La prière que nous faisons monter vers Dieu par l’intercession de Marie est donc d’abord une prière d’espérance. Nous savons que Dieu veut conduire l’humanité à partager la plénitude de sa vie et rassembler l’ensemble des hommes en une seule famille. Nous savons aussi qu’il met en œuvre les moyens nécessaires pour établir la paix et l’unité dans cette famille. Notre prière n’est pas destinée à rappeler à Dieu ce qu’il a voulu faire, comme s’il l’avait oublié. Nous ne prions pas pour lui rafraichir la mémoire mais pour actualiser sa volonté dans notre propre vie. Notre prière n’est pas faite d’abord pour changer Dieu, elle est faite pour nous changer. Et de même, quand nous prions par l’intercession de Marie et lui demandons : « priez pour nous pauvres pécheurs », nous ne disons pas cela pour essayer de faire changer le regard de Dieu vis-à-vis de l’homme, mais pour essayer de transformer le cœur de l’homme devant son Dieu, pour qu’il se reconnaisse pécheur et avance sur le chemin de la conversion.
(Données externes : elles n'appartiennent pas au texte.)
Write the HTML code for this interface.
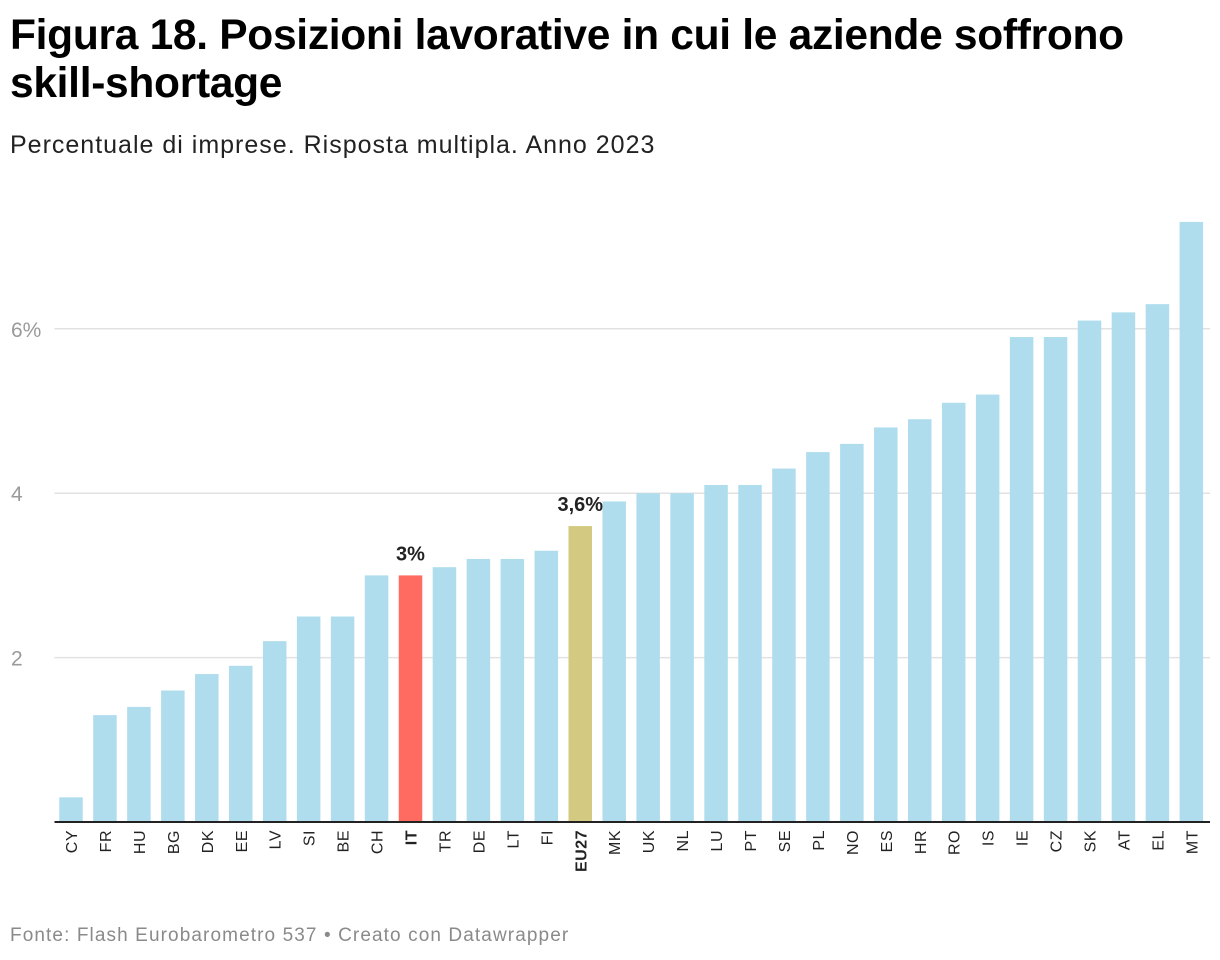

Frères et Sœur, rendons grâce à Dieu qui nous associe une fois de plus à cette démarche de foi de l’Église, qui se tourne vers son Seigneur pour implorer de Lui qu’il fortifie dans le cœur de tous les hommes le désir du bien et la force de le réaliser. Que Dieu suscite au cœur de tout homme le rejet du mal et de tout ce qui peut détruire l’existence humaine. Qu’il fasse grandir au cœur des nations le désir de la paix et qu’il construise entre les peuples une unité toujours plus grande. Que Dieu fortifie en nous l’espérance que sa grâce changera nos cœurs pour nous permettre de devenir des artisans de paix et d’unité et pour lui demander la paix et l’unité pour le monde. Amen.